As I said, you have to understand the philosophy of Liverpool. We understand it ourselves. We've had a great history here and I've watched a lot of videos and watched the attacking, the relentlessness of the team, never being satisfied with a draw. You can just study the words and the actions of our great managers, Paisley and Shankly, and I certainly would include Kenny Dalglish as part of that triumvirate. They know what it means to win and what it means to be a big four club. Our intention is not just to become eligible for the Champions League, but to be the best team in the league.

It certainly does appear as though Dalglish is genuinely good at the man management side of things, though of course the last manager--who himself came in with a reputation for being a great man manager--did his best to set the bar subterraneanly. Meanwhile, while they may just be words, hearing Werner talk about the club's history as he does, of heroes and attacking legacies, is hugely comforting. There will always be that little voice of doubt with any corporate entity, that fear that they are only saying the right words and that it's all calculated, but our former owners could never manage to even say anything like the right words, and to date FSG at least appears to be doing their level best to live up to the things they say.

On the current January transfer window:

It is our intention to improve the club short term. We know there are ways to improve the club and we do have targets. We hope to announce something but we are going to be driven by long term decisions. It's very important for us to strengthen the club not just this season but next season. I think our supporters understand that if we can move forward and be better, not just this week but next week and the week after then that's more important than any short term decision.

I understand the desire that fans have that we need to be successful and regain success quickly. I guess our message is that we are hard at work at it, it's going to take a bit of patience but we are moving forward and we will hopefully improve the club this season.

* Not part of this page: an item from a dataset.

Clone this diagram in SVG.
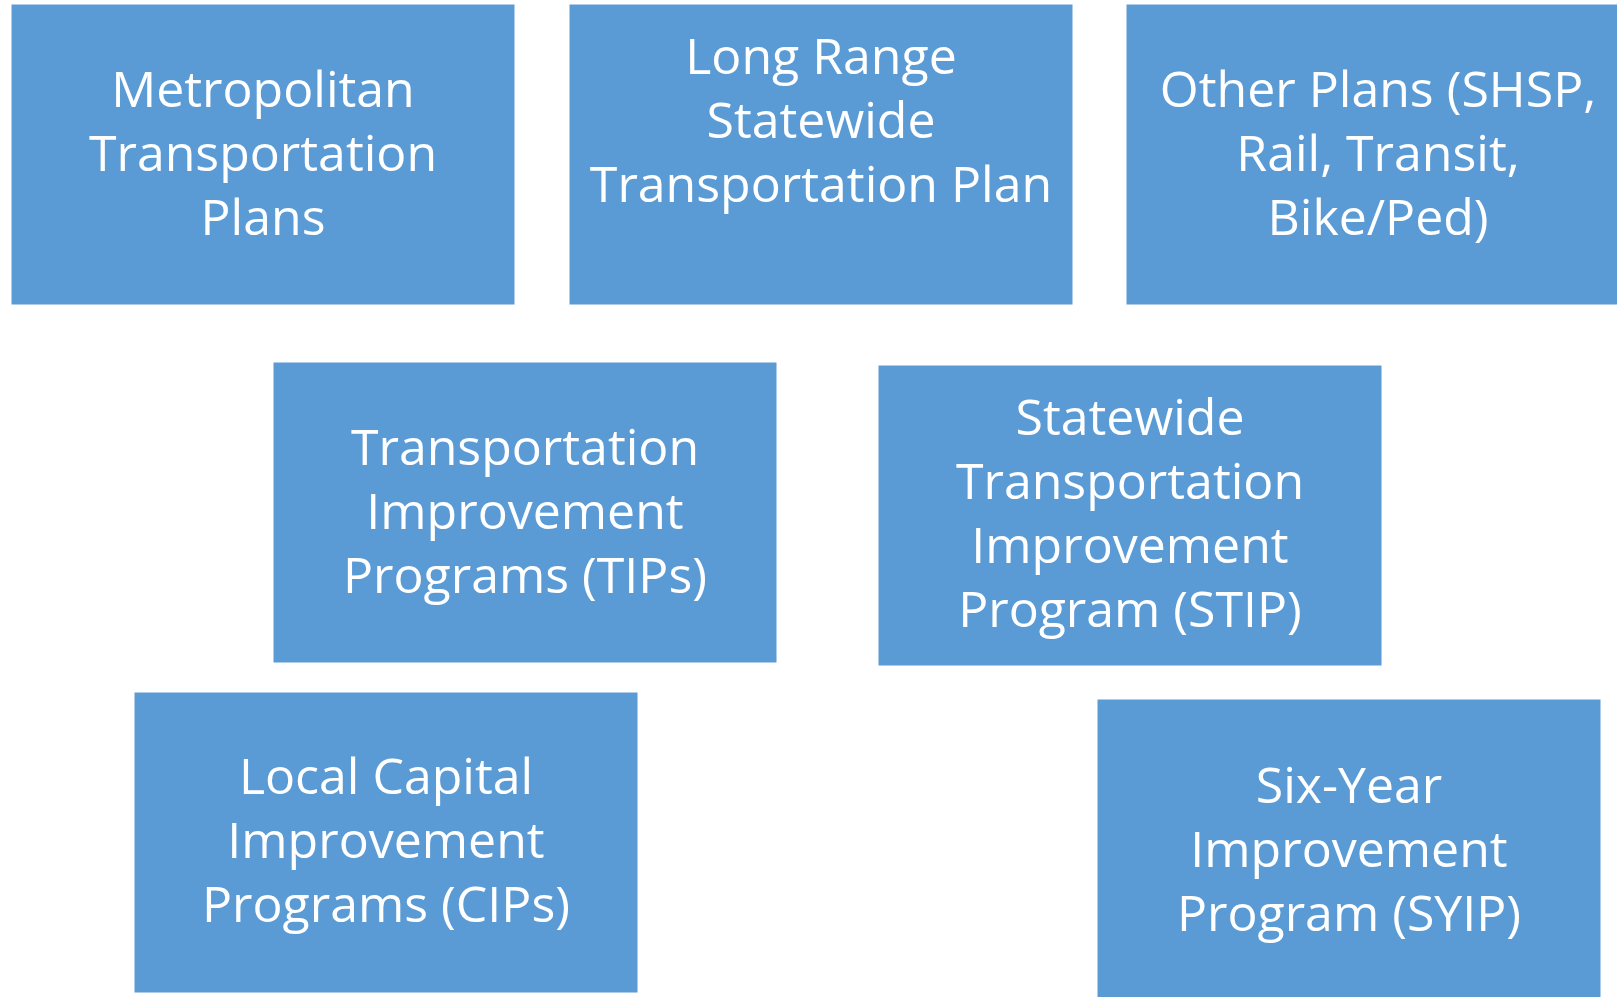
<svg xmlns="http://www.w3.org/2000/svg" width="1617" height="997" viewBox="0 0 1617 997">
  <style>
    .box { fill: #5B9BD5; stroke: #ffffff; stroke-width: 1; }
    .label { fill: #ffffff; font-family: "Open Sans", Lato, "Liberation Sans", sans-serif; font-size: 50px; text-anchor: middle; }
  </style>
  <rect x="0" y="0" width="1617" height="997" fill="#ffffff"/>

  <!-- Planning documents (top row) -->
  <g id="metropolitan-plans">
    <rect class="box" x="11" y="4" width="504" height="301"/>
    <text class="label" x="263" y="107">Metropolitan</text>
    <text class="label" x="263" y="171">Transportation</text>
    <text class="label" x="263" y="235">Plans</text>
  </g>
  <g id="long-range-plan">
    <rect class="box" x="569" y="4" width="504" height="301"/>
    <text class="label" x="821" y="74">Long Range</text>
    <text class="label" x="821" y="138">Statewide</text>
    <text class="label" x="821" y="202">Transportation Plan</text>
  </g>
  <g id="other-plans">
    <rect class="box" x="1126" y="4" width="504" height="301"/>
    <text class="label" x="1378" y="107">Other Plans (SHSP,</text>
    <text class="label" x="1378" y="171">Rail, Transit,</text>
    <text class="label" x="1378" y="235">Bike/Ped)</text>
  </g>

  <!-- Programs (middle row) -->
  <g id="tips">
    <rect class="box" x="273" y="362" width="504" height="301"/>
    <text class="label" x="525" y="465">Transportation</text>
    <text class="label" x="525" y="529">Improvement</text>
    <text class="label" x="525" y="593">Programs (TIPs)</text>
  </g>
  <g id="stip">
    <rect class="box" x="878" y="365" width="504" height="301"/>
    <text class="label" x="1130" y="435">Statewide</text>
    <text class="label" x="1130" y="499">Transportation</text>
    <text class="label" x="1130" y="563">Improvement</text>
    <text class="label" x="1130" y="627">Program (STIP)</text>
  </g>

  <!-- Programs (bottom row) -->
  <g id="cips">
    <rect class="box" x="134" y="692" width="504" height="301"/>
    <text class="label" x="386" y="794">Local Capital</text>
    <text class="label" x="386" y="858">Improvement</text>
    <text class="label" x="386" y="922">Programs (CIPs)</text>
  </g>
  <g id="syip">
    <rect class="box" x="1097" y="699" width="504" height="301"/>
    <text class="label" x="1349" y="803">Six-Year</text>
    <text class="label" x="1349" y="867">Improvement</text>
    <text class="label" x="1349" y="931">Program (SYIP)</text>
  </g>

  <g id="connectors"></g>
</svg>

In the immediate aftermath of the club's purchase there were a lot of conflicting stories in the press about whether FSG would be willing to spend, and just how much they would be willing to spend. Or at least the press liked to make it out that there was uncertainty, as at the core of every story, whether it suggested that tens of millions would be spent or only tens of pence, was the idea of looking for value to improve the club's playing staff long term. FSG always said that they would spend, and even spend big, if the value was right. The by all accounts extremely serious attempt to land Luis Suarez currently underway--but to not pay well over the odds for him--seems to again back their words up, and I suspect their actions on this front reflect what most fans do want in the long term.

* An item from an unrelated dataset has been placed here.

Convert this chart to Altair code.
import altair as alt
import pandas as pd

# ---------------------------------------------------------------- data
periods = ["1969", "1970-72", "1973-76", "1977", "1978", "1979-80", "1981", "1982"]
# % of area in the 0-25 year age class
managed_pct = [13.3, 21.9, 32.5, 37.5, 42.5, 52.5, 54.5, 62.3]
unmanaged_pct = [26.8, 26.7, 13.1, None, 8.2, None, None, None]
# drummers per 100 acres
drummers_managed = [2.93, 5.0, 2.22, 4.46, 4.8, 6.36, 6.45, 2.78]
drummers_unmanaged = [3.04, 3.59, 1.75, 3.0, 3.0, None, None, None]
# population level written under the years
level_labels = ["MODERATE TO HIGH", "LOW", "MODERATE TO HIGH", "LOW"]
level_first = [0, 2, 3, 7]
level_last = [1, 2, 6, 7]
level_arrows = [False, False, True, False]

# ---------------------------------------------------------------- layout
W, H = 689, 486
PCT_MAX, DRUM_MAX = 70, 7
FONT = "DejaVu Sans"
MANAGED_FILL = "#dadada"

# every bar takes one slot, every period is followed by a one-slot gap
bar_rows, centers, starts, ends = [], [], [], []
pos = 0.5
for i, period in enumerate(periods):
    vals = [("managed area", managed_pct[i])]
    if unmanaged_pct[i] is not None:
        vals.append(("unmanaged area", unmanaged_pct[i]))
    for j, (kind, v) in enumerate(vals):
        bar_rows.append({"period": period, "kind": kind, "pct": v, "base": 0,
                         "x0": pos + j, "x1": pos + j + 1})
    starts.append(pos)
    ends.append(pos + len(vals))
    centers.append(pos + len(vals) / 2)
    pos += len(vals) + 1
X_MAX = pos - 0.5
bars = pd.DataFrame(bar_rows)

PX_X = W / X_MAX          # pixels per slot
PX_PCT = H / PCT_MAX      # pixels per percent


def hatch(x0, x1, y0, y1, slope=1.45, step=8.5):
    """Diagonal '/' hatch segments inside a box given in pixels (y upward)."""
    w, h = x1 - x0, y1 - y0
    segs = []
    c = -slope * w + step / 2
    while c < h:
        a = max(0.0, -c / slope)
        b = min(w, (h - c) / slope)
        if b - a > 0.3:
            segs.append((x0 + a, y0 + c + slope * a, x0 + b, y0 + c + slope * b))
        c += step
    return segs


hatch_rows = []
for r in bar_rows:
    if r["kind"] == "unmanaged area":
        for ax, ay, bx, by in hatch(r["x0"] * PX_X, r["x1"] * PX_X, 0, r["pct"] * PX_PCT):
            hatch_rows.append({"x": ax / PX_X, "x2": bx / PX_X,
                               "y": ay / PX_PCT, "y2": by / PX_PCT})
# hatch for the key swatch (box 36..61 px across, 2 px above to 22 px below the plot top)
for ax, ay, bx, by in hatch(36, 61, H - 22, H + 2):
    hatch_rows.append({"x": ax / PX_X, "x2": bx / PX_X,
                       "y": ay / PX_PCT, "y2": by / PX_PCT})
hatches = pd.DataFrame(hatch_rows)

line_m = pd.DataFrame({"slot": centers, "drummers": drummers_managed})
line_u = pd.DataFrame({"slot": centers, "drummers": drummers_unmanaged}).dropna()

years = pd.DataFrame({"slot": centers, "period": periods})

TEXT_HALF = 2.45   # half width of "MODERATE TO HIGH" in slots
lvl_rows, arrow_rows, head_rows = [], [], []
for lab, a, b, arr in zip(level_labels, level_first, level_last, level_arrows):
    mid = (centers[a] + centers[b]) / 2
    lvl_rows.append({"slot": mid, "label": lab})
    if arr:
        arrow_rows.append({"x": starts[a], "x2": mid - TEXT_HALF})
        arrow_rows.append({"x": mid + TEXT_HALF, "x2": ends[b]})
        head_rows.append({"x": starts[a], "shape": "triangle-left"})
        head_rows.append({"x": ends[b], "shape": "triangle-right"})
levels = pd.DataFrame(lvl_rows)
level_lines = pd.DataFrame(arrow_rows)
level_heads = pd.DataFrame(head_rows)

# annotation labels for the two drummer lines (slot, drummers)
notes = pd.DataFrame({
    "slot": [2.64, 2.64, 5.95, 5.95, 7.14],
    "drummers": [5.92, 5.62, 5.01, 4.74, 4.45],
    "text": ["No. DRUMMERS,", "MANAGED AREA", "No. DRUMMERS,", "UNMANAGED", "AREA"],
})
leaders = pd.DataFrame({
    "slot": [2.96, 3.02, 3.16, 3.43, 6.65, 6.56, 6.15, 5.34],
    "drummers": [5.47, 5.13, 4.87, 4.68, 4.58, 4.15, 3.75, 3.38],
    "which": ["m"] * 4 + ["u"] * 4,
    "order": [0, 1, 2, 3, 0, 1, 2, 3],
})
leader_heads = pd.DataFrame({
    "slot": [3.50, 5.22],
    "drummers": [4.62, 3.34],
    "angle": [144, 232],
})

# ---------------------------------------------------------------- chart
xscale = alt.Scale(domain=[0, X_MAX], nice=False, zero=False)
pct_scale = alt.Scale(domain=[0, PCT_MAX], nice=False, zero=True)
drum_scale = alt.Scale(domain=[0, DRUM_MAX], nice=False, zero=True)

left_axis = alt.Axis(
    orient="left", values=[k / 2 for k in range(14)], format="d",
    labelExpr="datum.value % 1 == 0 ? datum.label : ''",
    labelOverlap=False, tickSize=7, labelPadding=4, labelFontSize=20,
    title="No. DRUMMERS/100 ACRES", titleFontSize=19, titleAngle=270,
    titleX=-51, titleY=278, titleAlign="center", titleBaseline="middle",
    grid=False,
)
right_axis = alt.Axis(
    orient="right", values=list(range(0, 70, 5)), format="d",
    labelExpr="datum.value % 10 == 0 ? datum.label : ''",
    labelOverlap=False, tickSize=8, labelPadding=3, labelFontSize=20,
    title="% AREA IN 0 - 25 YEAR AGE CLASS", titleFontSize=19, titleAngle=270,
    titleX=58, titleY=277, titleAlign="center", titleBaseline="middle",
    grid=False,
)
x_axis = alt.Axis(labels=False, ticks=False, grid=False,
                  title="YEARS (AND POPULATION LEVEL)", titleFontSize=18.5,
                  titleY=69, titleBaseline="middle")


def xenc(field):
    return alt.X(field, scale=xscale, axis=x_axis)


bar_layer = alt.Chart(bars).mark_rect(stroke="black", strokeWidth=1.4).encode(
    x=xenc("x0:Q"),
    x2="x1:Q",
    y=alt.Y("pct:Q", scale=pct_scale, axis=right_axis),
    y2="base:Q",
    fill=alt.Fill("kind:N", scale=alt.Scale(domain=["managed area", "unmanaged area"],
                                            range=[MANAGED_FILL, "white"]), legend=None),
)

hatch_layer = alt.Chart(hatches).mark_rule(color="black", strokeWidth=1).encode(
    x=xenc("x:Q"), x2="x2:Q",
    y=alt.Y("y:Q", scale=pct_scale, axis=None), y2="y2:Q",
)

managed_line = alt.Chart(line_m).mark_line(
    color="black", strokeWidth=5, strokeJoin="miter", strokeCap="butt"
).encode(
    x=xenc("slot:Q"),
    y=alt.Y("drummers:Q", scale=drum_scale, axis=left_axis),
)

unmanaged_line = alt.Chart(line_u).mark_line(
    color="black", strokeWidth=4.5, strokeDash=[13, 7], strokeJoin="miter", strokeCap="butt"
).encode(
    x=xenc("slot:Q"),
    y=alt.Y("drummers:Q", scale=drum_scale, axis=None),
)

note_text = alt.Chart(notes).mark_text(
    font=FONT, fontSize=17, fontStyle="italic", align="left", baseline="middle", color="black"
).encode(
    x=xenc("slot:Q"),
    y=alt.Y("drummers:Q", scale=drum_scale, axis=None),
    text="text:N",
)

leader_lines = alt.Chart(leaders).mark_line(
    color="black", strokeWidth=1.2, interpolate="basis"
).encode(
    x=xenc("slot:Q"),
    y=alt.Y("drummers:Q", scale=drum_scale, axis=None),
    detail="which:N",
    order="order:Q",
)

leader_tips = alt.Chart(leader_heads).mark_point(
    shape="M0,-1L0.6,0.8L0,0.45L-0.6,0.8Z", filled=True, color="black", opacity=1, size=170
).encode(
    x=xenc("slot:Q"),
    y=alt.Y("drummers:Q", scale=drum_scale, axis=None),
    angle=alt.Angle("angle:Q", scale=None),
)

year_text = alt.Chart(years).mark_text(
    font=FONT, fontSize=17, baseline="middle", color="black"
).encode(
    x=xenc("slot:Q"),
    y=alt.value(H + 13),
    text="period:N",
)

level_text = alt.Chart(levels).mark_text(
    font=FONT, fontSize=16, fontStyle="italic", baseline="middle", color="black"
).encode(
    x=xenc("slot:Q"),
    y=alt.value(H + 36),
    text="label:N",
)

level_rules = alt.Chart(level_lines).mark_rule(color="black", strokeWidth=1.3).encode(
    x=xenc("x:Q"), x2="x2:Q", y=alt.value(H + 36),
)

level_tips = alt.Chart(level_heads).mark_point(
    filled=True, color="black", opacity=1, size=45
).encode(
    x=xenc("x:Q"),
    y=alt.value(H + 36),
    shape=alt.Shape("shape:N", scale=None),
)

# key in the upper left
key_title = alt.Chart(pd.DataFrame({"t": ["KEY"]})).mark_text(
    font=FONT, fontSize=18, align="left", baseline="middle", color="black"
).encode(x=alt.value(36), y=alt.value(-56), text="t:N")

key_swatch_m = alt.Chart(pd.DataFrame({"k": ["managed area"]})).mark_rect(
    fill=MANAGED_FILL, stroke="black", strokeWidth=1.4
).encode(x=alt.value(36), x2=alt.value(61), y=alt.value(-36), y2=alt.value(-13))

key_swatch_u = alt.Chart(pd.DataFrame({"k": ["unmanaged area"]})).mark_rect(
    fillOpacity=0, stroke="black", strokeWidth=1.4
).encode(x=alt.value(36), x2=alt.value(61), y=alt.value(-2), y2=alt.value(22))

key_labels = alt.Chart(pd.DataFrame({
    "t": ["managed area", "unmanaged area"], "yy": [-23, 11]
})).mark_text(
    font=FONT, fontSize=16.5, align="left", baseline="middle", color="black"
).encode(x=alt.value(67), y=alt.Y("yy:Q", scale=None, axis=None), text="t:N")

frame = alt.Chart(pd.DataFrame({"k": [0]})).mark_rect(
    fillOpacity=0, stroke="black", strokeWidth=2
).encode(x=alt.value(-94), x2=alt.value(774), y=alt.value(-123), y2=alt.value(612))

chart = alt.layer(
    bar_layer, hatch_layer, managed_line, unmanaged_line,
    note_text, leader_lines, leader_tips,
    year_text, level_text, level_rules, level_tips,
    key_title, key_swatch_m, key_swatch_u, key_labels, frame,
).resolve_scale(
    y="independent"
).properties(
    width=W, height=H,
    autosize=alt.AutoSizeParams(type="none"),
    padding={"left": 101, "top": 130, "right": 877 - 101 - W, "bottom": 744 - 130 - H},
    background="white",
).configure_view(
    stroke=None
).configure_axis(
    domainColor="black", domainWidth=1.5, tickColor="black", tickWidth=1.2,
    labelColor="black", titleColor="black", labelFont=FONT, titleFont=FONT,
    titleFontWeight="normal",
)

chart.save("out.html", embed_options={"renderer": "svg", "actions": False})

Now we just have to hope that they can pull it off, of course, but once again the effort is there, and that's comforting. Elsewhere in the interview there's talk of Comolli and stadium issues and various odds and ends, so if that Suarez transfer doesn't go through in the next ten minutes you'll always have something to click over to and spend a bit more time on. In any case, it's nice to be able to feel at least a little bit good and hopeful about Liverpool Football Club both on and off the pitch once again. It had been a while.